Roslyn McCallister Brock (born May 30, 1965) is an African-American civil rights leader, healthcare executive, and health activist. She was selected to succeed Julian Bond as chairman of the National Association for the Advancement of Colored People on February 20, 2010, becoming the fourth woman and the youngest person to serve in the position.

== Early life and education ==
Brock was born in 1965 in Fort Pierce, Florida. She received her bachelor's degree from Virginia Union University, graduating magna cum laude in 1987. She also earned three master's degrees: the first in healthcare administration from George Washington University in 1989, the second in business administration from the Kellogg School of Management at Northwestern University in 1999, and the third in divinity from the Samuel DeWitt Proctor School of Theology at Virginia Union University in 2009.

==Career==
Brock worked for ten years in healthcare management at the W. K. Kellogg Foundation in Battle Creek, Michigan. She has served as the vice-president of Advocacy and Government Relations for Bon Secours Health System in Marriottsville, Maryland.

===NAACP involvement===
Brock joined the NAACP in 1984 as a freshman at Virginia Union University, and she was named a Youth Board Member the following year. Her 1989 master's thesis, under the supervision of NAACP executive director Benjamin Hooks, was entitled "Developing a NAACP Health Outreach Program for Minorities". Beginning in 1991, she initiated health symposia at the annual NAACP National Conventions. She also served as Vice Chairman of the NAACP Health Committee. She was appointed Chair of the Convention Planning Committee in 1999.

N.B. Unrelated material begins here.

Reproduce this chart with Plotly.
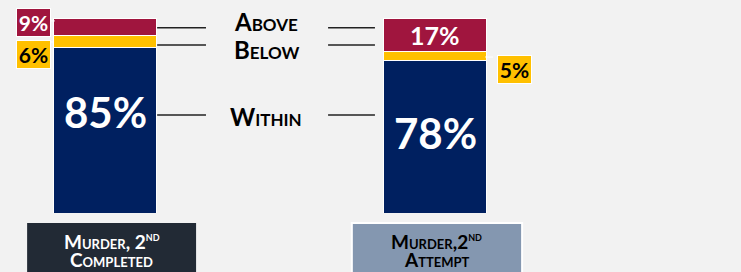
import plotly.graph_objects as go

# ---- data ----
categories = ["Murder, 2<sup>nd</sup><br>Completed", "Murder,2<sup>nd</sup><br>Attempt"]
within = [85, 78]
below = [6, 5]
above = [9, 17]
series_names = ["Within", "Below", "Above"]

NAVY = "#002060"
GOLD = "#FFC000"
RED = "#A0153E"
BG = "#F2F2F2"
FONT = "Lato"

x = [0, 1]
BW = 0.315

fig = go.Figure()
for name, vals, col in [("Within", within, NAVY), ("Below", below, GOLD), ("Above", above, RED)]:
    fig.add_trace(go.Bar(x=x, y=vals, name=name, width=BW, marker=dict(color=col, line=dict(color="white", width=1)),
                         hoverinfo="skip"))

ann = []
# big "within" labels
within_shift = [18, 4]
for i in range(2):
    ann.append(dict(x=x[i], y=within[i] / 2, yshift=within_shift[i], text=f"{within[i]}%", showarrow=False,
                    font=dict(family=FONT, size=42, color="white", weight=700)))

# bar 1 outside labels (above and below) to the left
ann.append(dict(x=x[0], y=within[0] + below[0] + above[0], xshift=-72, yshift=-4, yanchor="middle",
                text=f"{above[0]}%", showarrow=False, width=33, height=27, borderpad=0,
                bgcolor=RED, bordercolor="white", borderwidth=1,
                font=dict(family=FONT, size=21, color="white", weight=700)))
ann.append(dict(x=x[0], y=within[0] + below[0] + above[0], xshift=-72, yshift=-36, yanchor="middle",
                text=f"{below[0]}%", showarrow=False, width=33, height=27, borderpad=0,
                bgcolor=GOLD, bordercolor="white", borderwidth=1,
                font=dict(family=FONT, size=21, color="black", weight=700)))
# bar 2 above label inside
ann.append(dict(x=x[1], y=within[1] + below[1] + above[1] / 2, yshift=0, text=f"{above[1]}%", showarrow=False,
                font=dict(family=FONT, size=25, color="white", weight=700)))
# bar 2 below label outside right
ann.append(dict(x=x[1], y=within[1] + below[1] / 2, xshift=79, yshift=-13, text=f"{below[1]}%", showarrow=False,
                width=33, height=27, borderpad=0, bgcolor=GOLD, bordercolor="white", borderwidth=1,
                font=dict(family=FONT, size=21, color="black", weight=700)))

# middle legend labels
mid_x = 0.488
legend_y = [98.4, 83.6, 49.7]
for name, yy in zip(["Above", "Below", "Within"], legend_y):
    ann.append(dict(x=mid_x, y=yy, text=name, showarrow=False,
                    font=dict(family=FONT, size=24, color="black", weight=700, variant="small-caps")))

# category boxes (shapes) + label text lines
shapes = []
cat_bg = ["#222A35", "#8497B0"]
cat_fg = ["white", "black"]
box_x = [(-0.236, 0.276), (0.748, 1.264)]
box_line = [None, "white"]
for i in range(2):
    shapes.append(dict(type="rect", xref="x", yref="paper", x0=box_x[i][0], x1=box_x[i][1], y0=-0.40, y1=-0.0513,
                       fillcolor=cat_bg[i], line=dict(color=box_line[i] or cat_bg[i], width=2 if box_line[i] else 0),
                       layer="above"))
    cx = (box_x[i][0] + box_x[i][1]) / 2
    for j, line_txt in enumerate(categories[i].split("<br>")):
        ann.append(dict(x=cx, y=[-0.1436, -0.2410][j], yref="paper", yanchor="middle", xanchor="center",
                        yshift=1 if j == 0 else 0,
                        text=line_txt, showarrow=False,
                        font=dict(family=FONT, size=19, color=cat_fg[i], weight=700, variant="small-caps")))

fig.update_layout(annotations=ann)

# leader lines
line_y = [95, 86.2, 50.3]
for yy in line_y:
    shapes.append(dict(type="line", xref="x", yref="y", x0=0.158, x1=0.306, y0=yy, y1=yy,
                       line=dict(color="#222", width=1.5)))
    shapes.append(dict(type="line", xref="x", yref="y", x0=0.676, x1=0.818, y0=yy, y1=yy,
                       line=dict(color="#222", width=1.5)))
# small white connector ticks
shapes.append(dict(type="line", xref="x", yref="y", x0=-0.179, x1=-0.152, y0=98.5, y1=98.5, line=dict(color="white", width=1)))
shapes.append(dict(type="line", xref="x", yref="y", x0=-0.185, x1=-0.155, y0=87.7, y1=87.7, line=dict(color="white", width=1)))
shapes.append(dict(type="line", xref="x", yref="y", x0=1.152, x1=1.176, y0=80, y1=80, line=dict(color="white", width=1)))
fig.update_layout(shapes=shapes)

fig.update_layout(
    width=741, height=272,
    margin=dict(l=0, r=0, t=18, b=59),
    paper_bgcolor=BG, plot_bgcolor=BG,
    barmode="stack", showlegend=False,
    xaxis=dict(range=[-105 / 330, 636 / 330], visible=False, fixedrange=True),
    yaxis=dict(range=[0, 100], visible=False, fixedrange=True),
)

fig.write_html("out.html", config=dict(displayModeBar=False))

# remove default page margin so the figure fills the window
with open("out.html", "r", encoding="utf-8") as f:
    html = f.read()
html = html.replace("<head>", "<head><style>html,body{margin:0;padding:0;overflow:hidden;background:#F2F2F2;}</style>", 1)
with open("out.html", "w", encoding="utf-8") as f:
    f.write(html)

In February 2001, aged 35, she was unanimously elected Vice Chairman of the NAACP National Board of Directors. She was the youngest person named to the position and the first woman to serve.

Julian Bond, who had served as NAACP Chairman from 1998, stayed on in the position through 2009 as the organization celebrated its 100th anniversary. Brock was chosen as Bond's successor on February 20, 2010, at the age of 44. She is the youngest person ever to serve as NAACP Chairman.

== Memberships ==
Brock is a member of the Board of Trustees of The George Washington University, and past chair of the Board of Advisors of the Milken Institute School of Public Health at The George Washington University, as well as being a member of the Kellogg School of Management Global Advisory Board at Northwestern University, and Interfaith Center for Corporate Responsibility (ICCR), the American Public Health Association and Alpha Kappa Alpha sorority.

== Personal life ==
Brock was married to Randall Eugene Brock, who died in 1995. She currently resides in Elkridge, Maryland.